I have at times been very popular and at other times been very definitely unpopular in the various congregations I have been in. It depends how you define "popular". JW's, like any large organization, are full of sub-groups. People of an alike nature tend to gravitate to each other.
When I was a child, my mother was a partier who got df'd for adultery. We had friends but we were not in the thick of the congregation. When my father re-married a pioneer, and became an elder, we were very popular as a family and invited to everything. I gave great talks, went out in service and was sometimes held up as an example to other youths. A few years later, I stopped going out in service, was a big flirt, and hated by most of the women in the congregation. Got df'd at 18. Big scandal. Lots of gossip. Jezebel type, like Brooke.

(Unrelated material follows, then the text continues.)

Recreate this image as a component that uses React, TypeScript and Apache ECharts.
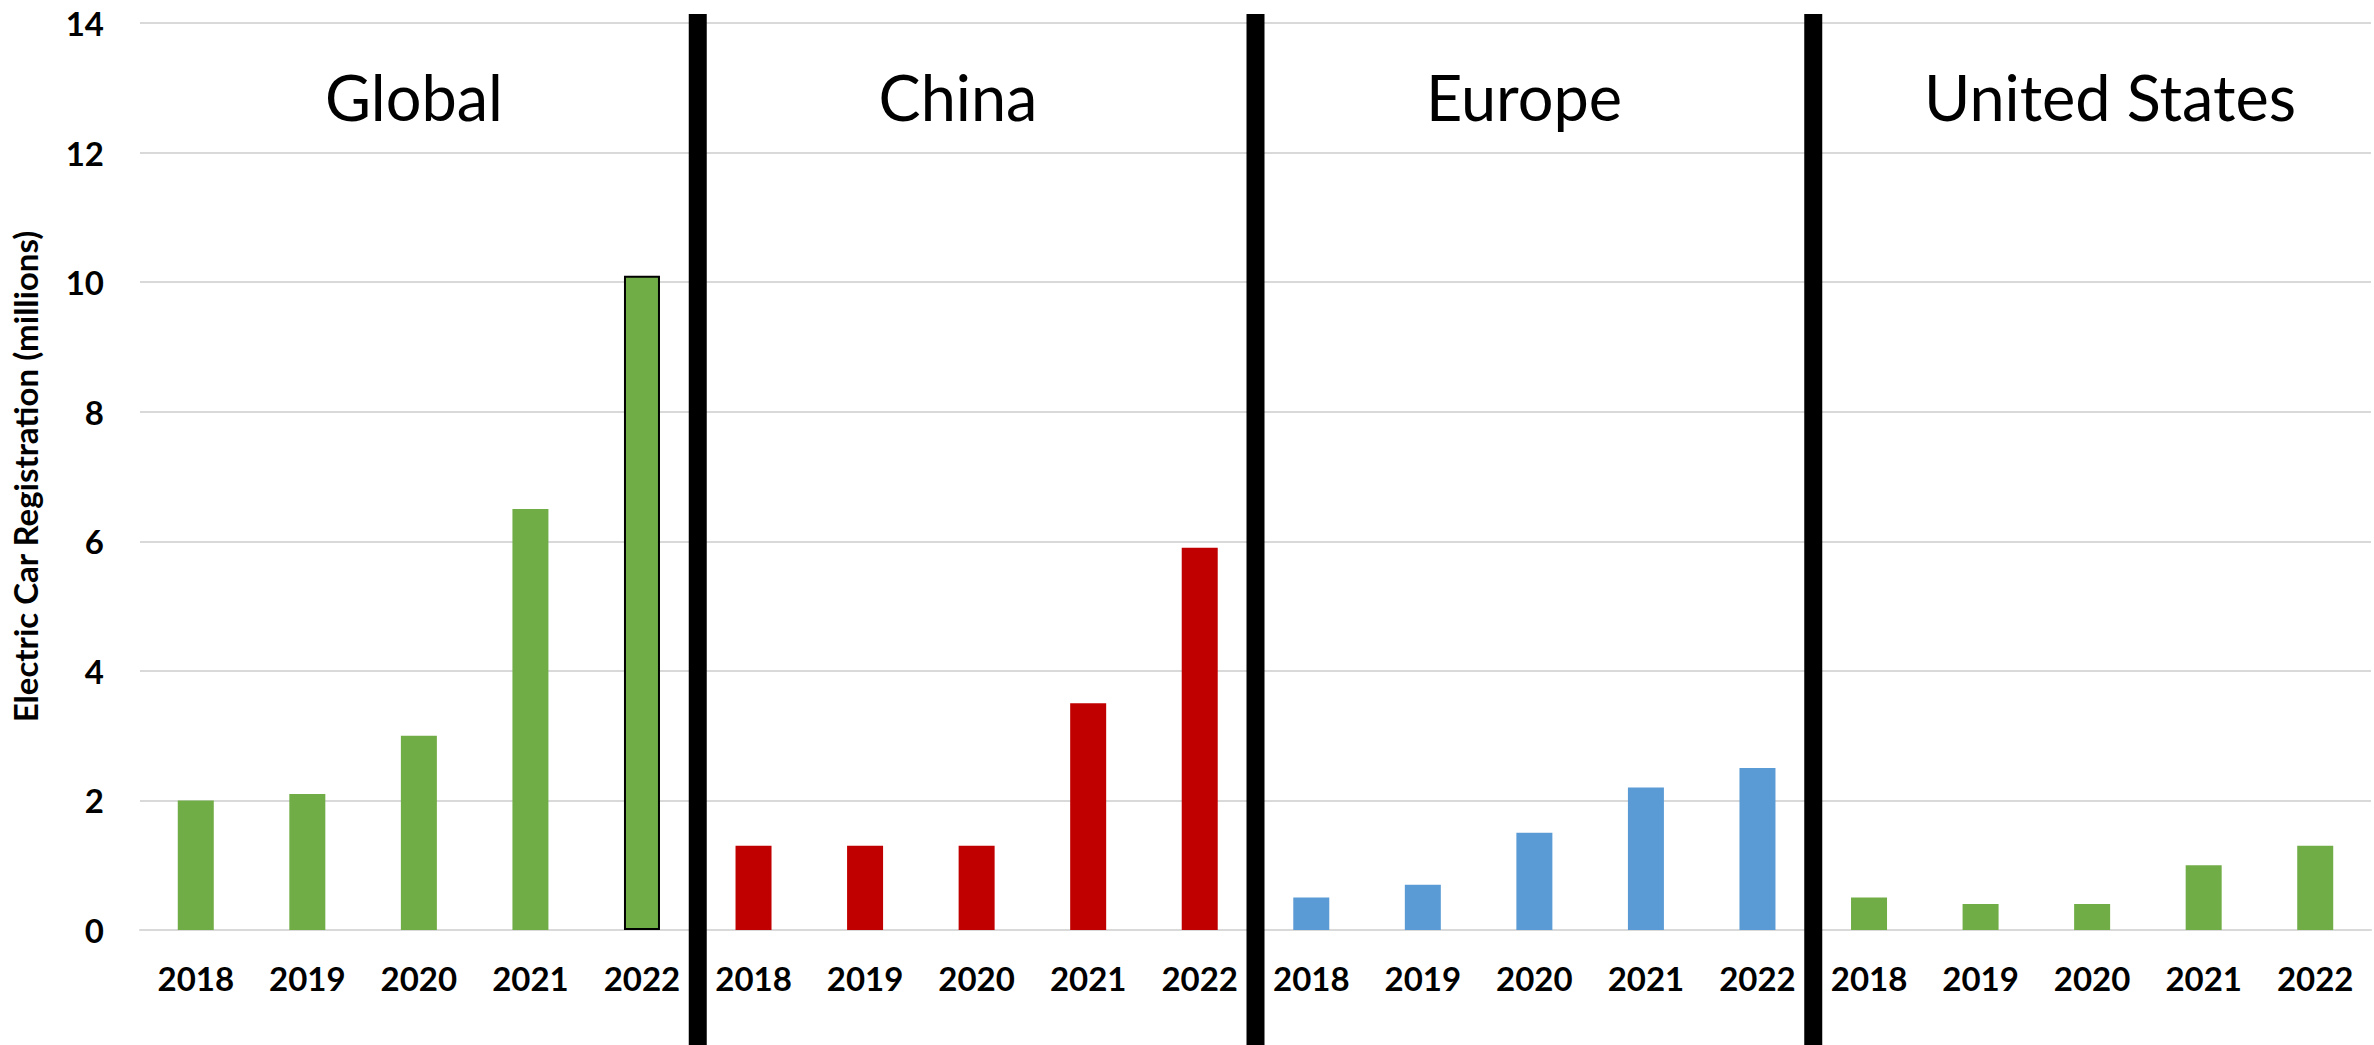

Three years later, reinstated, hung out with all the elder's and their wives, pioneered, very popular again. Flirted with one of the elder's, he flirted back, his wife got pissed off, gossiped and slandered me all over the hall. Bang, unpopular again. Had to move.
Then I had a baby, got busy trying to be the perfect JW family, husband made an MS. Now, we were popular, a good example to the hall. Ahhh! popular again! Then I got really bored, went to university, missed alot of meetings, got really sick, missed almost all the meetings and service too. What do you know? I am unpopular again(or more accurately, invisible).
So, I guess you could say "popularity" is very fluid and very dependent on who you are with and their perceptions of you. It has very little to do with reality and who you really are as a person. More to do with how you may be acting at the time and if the people you are in contact with are appreciative of that or judgemental.
Hope this helps with your armchair studies.